Desde o primeiro frame de Air: A História por trás do Logo, Ben Affleck faz questão de mostrar como o mundo de 1984 era diferente do mundo de hoje. O que era consumido, o que era assistido, quem era adorado e, claro, o que era usado. O filme monta rapidamente esse quadro para que o espectador, principalmente o que não viveu o mundo antes de Michael Jordan, entenda a diferença do antes e depois. Esse é o primeiro ponto do filme.
Com roteiro de Alex Convery, o tom de comédia, amplificado principalmente nas atuações brilhantes de Chris Tucker e Chris Messina, é o segundo acerto. Mesmo Matt Damon e Ben Affleck estão com um ótimo timing para comédias e até Jason Bateman, veterano de comédias, mesmo com o papel mais sério dos já citados, ainda tem tempo para se divertir em tela.
O terceiro acerto, no entanto, é o mais importante: Viola Davis. Michael Jordan praticamente exigiu que ela interpretasse a mãe, Deloris Jordan, e a cada momento que ela aparece em cena, entendemos tal exigência. Com uma atuação centrada, como a personagem exige, Davis se impõe sem precisar de muito.
Dentro desses três pontos, ainda podemos comentar as jogadas da direção de Affleck. Com planos detalhes ou abertos que servem para contextualizar exatamente onde estamos ou no que os personagens estão pensando. É fácil notar, por exemplo, a aflição de Sonny, personagem de Damon, quando olha para o escritório e pensa que pode ter colocado todos ali em risco — mesmo sem uma linha de diálogo para isso.
E quando precisa de diálogo, aí acontecem as grandes tabelinhas do filme. Damon e Bateman, em cenas juntos ou por telefone e, com certeza, os diálogos de Damon com Messina, por telefone. Messina contou que, diferente de outros filmes, alguns desses diálogos por telefone foram gravados ao mesmo tempo, para deixar a discussão com reações mais autênticas e naturais — um acerto digno de três pontos.
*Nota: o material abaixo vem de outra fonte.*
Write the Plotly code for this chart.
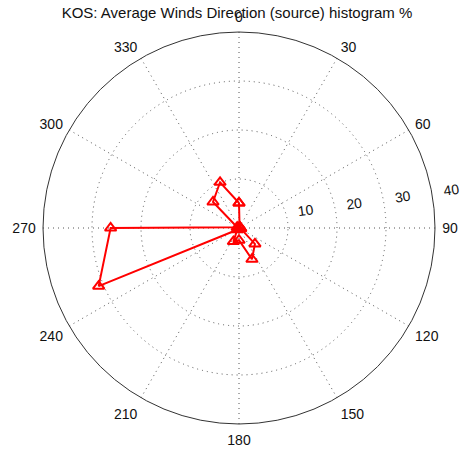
import plotly.graph_objects as go

# wind direction bins (deg, compass) and share of hours (%)
directions = [0, 22.5, 45, 67.5, 90, 112.5, 135, 157.5, 180,
              202.5, 225, 247.5, 270, 292.5, 315, 337.5, 360]
percent = [5.1, 0.3, 0.2, 0.2, 0.3, 0.4, 4.6, 6.9, 2.5,
           3.0, 0.5, 31.0, 26.2, 0.4, 7.5, 10.1, 5.1]

angle_ticks = list(range(0, 360, 30))
radial_ticks = [10, 20, 30, 40]

W, H = 462, 455
cx, cy, R = 239, 228, 196
# zero-width char keeps the padding from being trimmed
PAD = "\u200b" + "\u00a0" * 10

fig = go.Figure()
fig.add_trace(
    go.Scatterpolar(
        r=percent,
        theta=directions,
        mode="lines+markers",
        line=dict(color="#ff0000", width=2),
        marker=dict(symbol="triangle-up-open", size=10, color="#ff0000",
                    line=dict(width=2, color="#ff0000")),
        showlegend=False,
        hoverinfo="r+theta",
    )
)

fig.update_layout(
    width=W,
    height=H,
    autosize=False,
    paper_bgcolor="white",
    plot_bgcolor="white",
    margin=dict(l=0, r=0, t=0, b=0),
    font=dict(family="Liberation Sans, Arial, sans-serif", size=14, color="#111"),
    title=dict(
        text="KOS: Average Winds Direction (source) histogram %",
        x=237 / W, xanchor="center",
        y=1 - 13 / H, yanchor="middle",
        font=dict(size=15, color="#111"),
    ),
    polar=dict(
        domain=dict(x=[(cx - R) / W, (cx + R) / W],
                    y=[1 - (cy + R) / H, 1 - (cy - R) / H]),
        bgcolor="white",
        angularaxis=dict(
            rotation=90,
            direction="clockwise",
            tickmode="array",
            tickvals=angle_ticks,
            ticktext=[str(a) for a in angle_ticks],
            ticks="outside",
            ticklen=4,
            tickcolor="rgba(0,0,0,0)",
            showline=True,
            linecolor="#333",
            linewidth=1,
            showgrid=True,
            gridcolor="#555",
            griddash="1px,4px",
            gridwidth=1,
            tickfont=dict(size=14, color="#111"),
        ),
        radialaxis=dict(
            range=[0, 40],
            tickmode="array",
            tickvals=radial_ticks,
            ticktext=[PAD + str(t) for t in radial_ticks],
            angle=8,
            tickangle=0,
            side="counterclockwise",
            showline=False,
            ticks="",
            showgrid=True,
            gridcolor="#555",
            griddash="1px,4px",
            gridwidth=1,
            tickfont=dict(size=14, color="#111"),
        ),
    ),
)

fig.write_html(
    "out.html",
    config={"displayModeBar": False},
    post_script="document.body.style.margin='0px';",
)
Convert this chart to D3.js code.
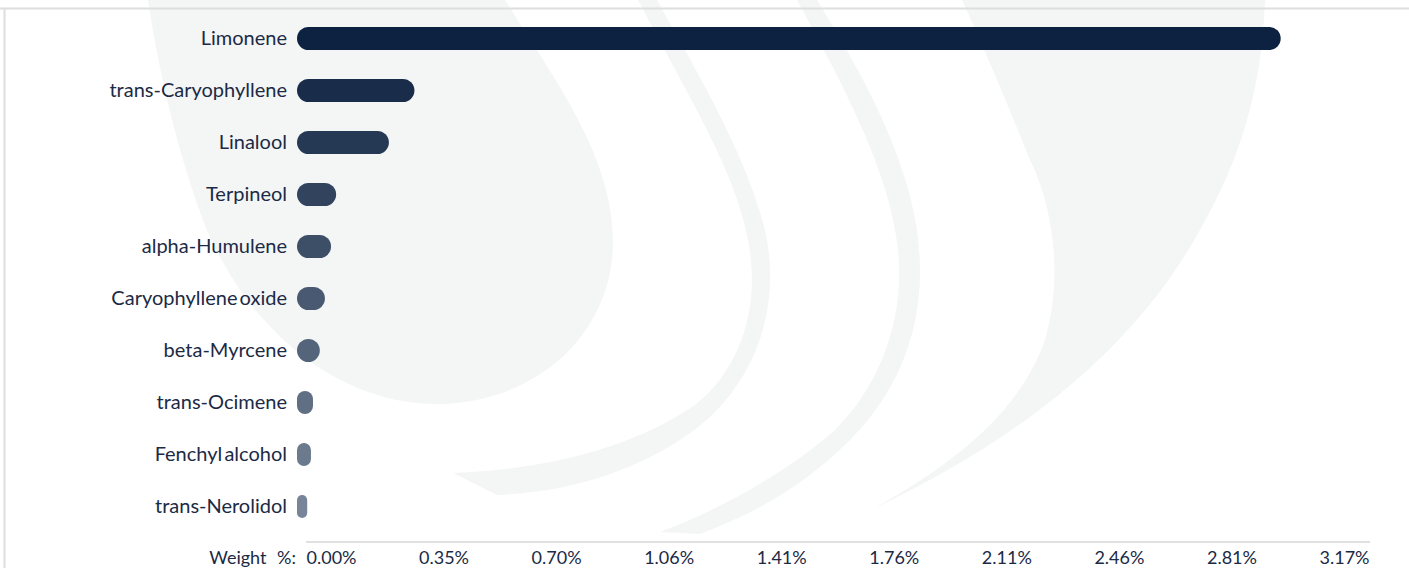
<!DOCTYPE html>
<html>
<head>
<meta charset="utf-8">
<script src="https://cdn.jsdelivr.net/npm/d3@7"></script>
<style>
  body { margin: 0; background: #fff; }
  svg { display: block; font-family: Lato, "Open Sans", sans-serif; }
  .cat { font-size: 20px; fill: #1b2a45; word-spacing: -3px; }
  .axis-label { font-size: 18px; fill: #1b2a45; word-spacing: 6px; }
  .tick text { font-size: 18px; fill: #1b2a45; font-family: Lato, sans-serif; }
</style>
</head>
<body>
<svg id="chart" width="1409" height="568"></svg>
<script>
// terpene profile, weight %
var categories = ['Limonene', 'trans-Caryophyllene', 'Linalool', 'Terpineol', 'alpha-Humulene',
  'Caryophyllene oxide', 'beta-Myrcene', 'trans-Ocimene', 'Fenchyl alcohol', 'trans-Nerolidol'];
var values = [2.89, 0.345, 0.27, 0.115, 0.10, 0.082, 0.067, 0.047, 0.041, 0.03];
var tickLabels = ['0.00%', '0.35%', '0.70%', '1.06%', '1.41%', '1.76%', '2.11%', '2.46%', '2.81%', '3.17%'];
var axisMax = 3.17;

var width = 1409;
var height = 568;
var barH = 23;
var svg = d3.select('#chart');

// watermark logo in the background
var wm = svg.append('g').attr('fill', '#f4f5f5');
wm.append('path').attr('d',
  'M148,0 L505,0 C555,80 612,155 613,240 C614,330 540,405 432,404 C340,402 252,335 206,228 C180,160 160,80 148,0 Z');
wm.append('path').attr('d',
  'M638,0 L657,0 C690,60 745,150 765,230 C785,320 745,400 680,440 C620,478 560,492 497,495 L453,473 ' +
  'C540,470 630,450 695,405 C745,365 760,300 748,240 C735,170 690,100 638,0 Z');
wm.append('path').attr('d',
  'M797,0 L817,0 C860,70 905,150 917,230 C930,320 900,390 850,440 C800,490 750,515 700,534 L660,532 ' +
  'C720,510 790,470 835,430 C880,385 905,320 898,250 C890,170 840,80 797,0 Z');
wm.append('path').attr('d',
  'M962,0 L1265,0 C1262,90 1240,160 1200,230 C1150,320 1060,420 873,509 ' +
  'C960,460 1020,410 1045,340 C1065,270 1050,200 1030,160 C1010,110 985,50 962,0 Z');

// frame lines
svg.append('line').attr('x1', 0).attr('x2', width).attr('y1', 8.5).attr('y2', 8.5)
  .attr('stroke', '#dedede').attr('stroke-width', 2);
svg.append('line').attr('x1', 4.5).attr('x2', 4.5).attr('y1', 8).attr('y2', height)
  .attr('stroke', '#dedede').attr('stroke-width', 2);

var xScale = d3.scaleLinear().domain([0, axisMax]).range([297, 1376]);
var yScale = d3.scalePoint().domain(categories).range([38.5, 506.5]);
var colorScale = d3.scaleLinear().domain([0, categories.length - 1]).range(['#0d2240', '#788598']);

var rows = svg.append('g').selectAll('g').data(categories).enter().append('g');

rows.append('rect')
  .attr('x', xScale(0))
  .attr('y', function (d) { return yScale(d) - barH / 2; })
  .attr('width', function (d, i) { return xScale(values[i]) - xScale(0); })
  .attr('height', barH)
  .attr('rx', function (d, i) { return Math.min(xScale(values[i]) - xScale(0), barH) / 2; })
  .attr('ry', function (d, i) { return Math.min(xScale(values[i]) - xScale(0), barH) / 2; })
  .attr('fill', function (d, i) { return colorScale(i); });

rows.append('text')
  .attr('class', 'cat')
  .attr('x', 287)
  .attr('y', function (d) { return yScale(d); })
  .attr('dy', '0.3em')
  .attr('text-anchor', 'end')
  .text(function (d) { return d; });

// bottom axis: labels spread evenly along the track
svg.append('line').attr('x1', 306).attr('x2', 1370).attr('y1', 542).attr('y2', 542)
  .attr('stroke', '#e0e0e0').attr('stroke-width', 2);

var tickScale = d3.scalePoint().domain(tickLabels).range([331, 1344]);
var axis = svg.append('g').attr('transform', 'translate(0, 564)')
  .call(d3.axisBottom(tickScale).tickSize(0).tickPadding(0));
axis.select('.domain').remove();
axis.selectAll('.tick text').attr('dy', 0);

svg.append('text').attr('class', 'axis-label')
  .attr('x', 296).attr('y', 564)
  .attr('text-anchor', 'end')
  .text('Weight %:');
</script>
</body>
</html>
Outro momento que o texto se destaca é quando dá falas importantes para os personagens certos. George Raveling, que foi técnico de Jordan na seleção olímpica, aparece em apenas uma cena — mais um dos pedidos de Jordan — e é uma cena que não apenas prefigura um momento chave para Sonny, mas que também dá a Marlon Wayans espaço para fazer uma performance de gente grande, como o personagem merece.
A fala de Raveling acaba por se tornar o fio condutor das atitudes de Sonny que acabam por salvar não só o próprio emprego, mas toda a divisão de basquete da Nike. Damon consegue fazer um personagem cativante que move a montanha para trazer o próprio profeta e constrói uma aura de “feel good” que transborda para todo o filme. Ah, e não posso ficar sem mencionar a excelente escolha de colocar o próprio Affleck como Phil Knight, o curioso fundador e então CEO da Nike. Affleck performa muito bem como o chefe que monta uma equipe dos sonhos e que consegue fechar o acordo com a mãe de Jordan para salvar o próprio projeto. Basicamente, o mesmo que ele fez nos bastidores do filme também.
O longa também pontua em fazer tudo isso em pouco mais de uma hora e meia de duração e eu nunca vou me cansar de dizer que poucos filmes precisam mais do que isso para contar uma boa história.
A opção por usar Michael Jordan mais como um MacGuffin e não como um personagem é de muito bom gosto, já que a aura celestial de Jordan poderia roubar o foco do filme ou, pior, não atingir o nível de excelência que era preciso. E no fim, fica claro que a MVP da história do Nike Air Jordan é mesmo a mãe do jogador. Jordan circula pelo filme, aparecendo em destaque só em cenas de arquivo e só ganha o centro da fotografia quando é para apreciar o objeto principal da história: o Air Jordan 1. E embora esse não seja o último frame do filme, é o mais importante dessa história — acompanhado de Damon municiado com um ótimo discurso, ainda mais forte com a montagem sobre o que o futuro ainda guardava para o jovem astro.
Em certo momento do filme, é dito que um tênis é só um tênis até que alguém o vista. É possível dizer que um roteiro é só um roteiro até que alguém o filme, pois Air: A História por trás do Logo era um bom roteiro (que estava na Blacklist de 2021) que se transformou num dos melhores filmes do ano até aqui. O elenco está perfeito, a direção é muito boa e o filme acaba por se tornar interessante mesmo para quem não tem interesse em basquete ou até mesmo em tênis — mas é ainda melhor para quem gosta.